*** ROWS
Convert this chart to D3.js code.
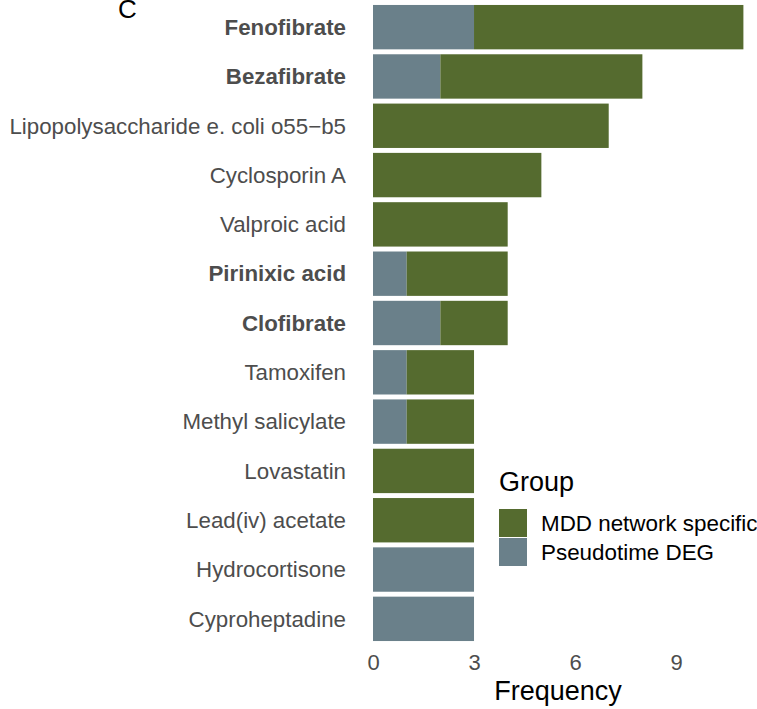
******
*** ROWS
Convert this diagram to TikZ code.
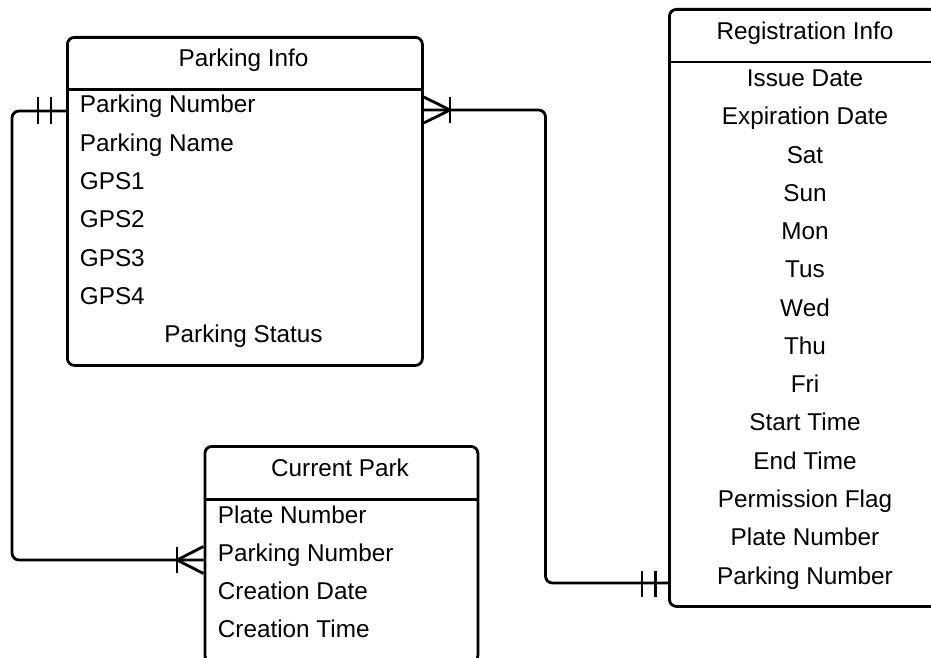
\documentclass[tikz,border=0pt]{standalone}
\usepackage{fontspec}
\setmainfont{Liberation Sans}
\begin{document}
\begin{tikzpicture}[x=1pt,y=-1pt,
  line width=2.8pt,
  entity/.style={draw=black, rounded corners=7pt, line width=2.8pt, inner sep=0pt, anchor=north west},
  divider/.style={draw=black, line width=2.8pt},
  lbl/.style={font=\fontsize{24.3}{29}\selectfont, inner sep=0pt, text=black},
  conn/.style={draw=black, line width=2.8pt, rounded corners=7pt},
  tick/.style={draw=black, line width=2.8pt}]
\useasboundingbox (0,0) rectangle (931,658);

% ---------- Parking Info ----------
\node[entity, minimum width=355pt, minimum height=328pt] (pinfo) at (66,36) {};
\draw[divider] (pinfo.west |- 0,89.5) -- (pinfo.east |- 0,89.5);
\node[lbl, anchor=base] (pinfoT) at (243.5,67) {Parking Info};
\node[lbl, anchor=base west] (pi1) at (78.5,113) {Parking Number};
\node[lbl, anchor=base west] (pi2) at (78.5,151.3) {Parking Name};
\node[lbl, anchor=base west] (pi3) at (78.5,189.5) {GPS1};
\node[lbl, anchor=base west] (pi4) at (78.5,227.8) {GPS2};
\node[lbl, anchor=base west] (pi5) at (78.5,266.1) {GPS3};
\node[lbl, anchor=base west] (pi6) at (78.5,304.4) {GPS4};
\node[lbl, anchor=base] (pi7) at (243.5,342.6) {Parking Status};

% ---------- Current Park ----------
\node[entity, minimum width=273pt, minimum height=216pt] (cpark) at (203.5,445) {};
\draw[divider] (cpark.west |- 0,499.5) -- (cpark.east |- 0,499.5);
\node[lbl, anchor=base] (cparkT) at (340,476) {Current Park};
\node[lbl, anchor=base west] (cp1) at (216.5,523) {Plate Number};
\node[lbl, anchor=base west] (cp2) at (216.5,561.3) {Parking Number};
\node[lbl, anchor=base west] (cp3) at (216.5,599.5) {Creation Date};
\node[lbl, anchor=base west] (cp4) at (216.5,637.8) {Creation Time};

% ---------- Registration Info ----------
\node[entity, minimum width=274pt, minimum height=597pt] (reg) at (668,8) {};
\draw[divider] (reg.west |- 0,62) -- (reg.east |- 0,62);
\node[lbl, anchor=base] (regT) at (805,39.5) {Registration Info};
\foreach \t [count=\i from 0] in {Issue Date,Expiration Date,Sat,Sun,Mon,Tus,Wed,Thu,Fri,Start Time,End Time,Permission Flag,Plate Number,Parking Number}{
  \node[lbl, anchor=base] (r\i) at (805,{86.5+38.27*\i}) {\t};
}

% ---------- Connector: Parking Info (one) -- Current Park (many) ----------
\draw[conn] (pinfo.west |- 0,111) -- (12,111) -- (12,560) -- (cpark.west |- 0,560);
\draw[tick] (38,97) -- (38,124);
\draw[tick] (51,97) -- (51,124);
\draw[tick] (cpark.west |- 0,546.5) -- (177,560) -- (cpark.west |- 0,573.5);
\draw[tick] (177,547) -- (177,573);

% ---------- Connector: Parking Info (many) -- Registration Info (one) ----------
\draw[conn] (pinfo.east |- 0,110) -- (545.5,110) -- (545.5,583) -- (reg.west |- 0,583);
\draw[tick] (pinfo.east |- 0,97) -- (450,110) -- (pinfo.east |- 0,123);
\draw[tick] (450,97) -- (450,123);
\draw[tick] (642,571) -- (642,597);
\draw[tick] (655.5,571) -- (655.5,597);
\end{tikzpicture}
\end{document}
******
*** ROWS
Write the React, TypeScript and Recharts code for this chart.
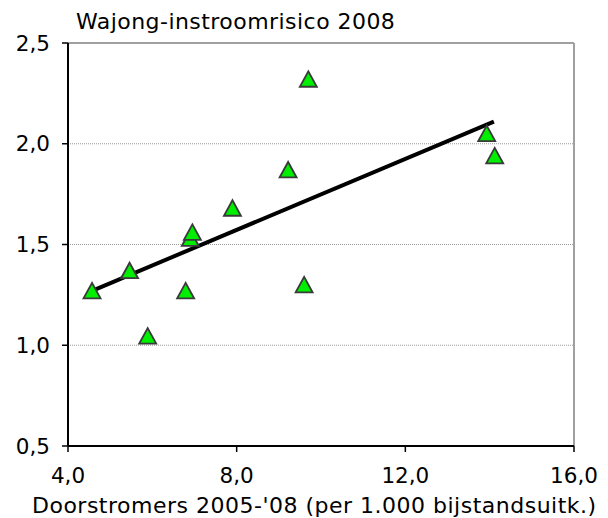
******
> _YOUR GOAL_
Which lines hold the word "Convert"? Copy every one of them.

> _RESULT OF THE TASK_
Convert this chart to D3.js code.
Convert this diagram to TikZ code.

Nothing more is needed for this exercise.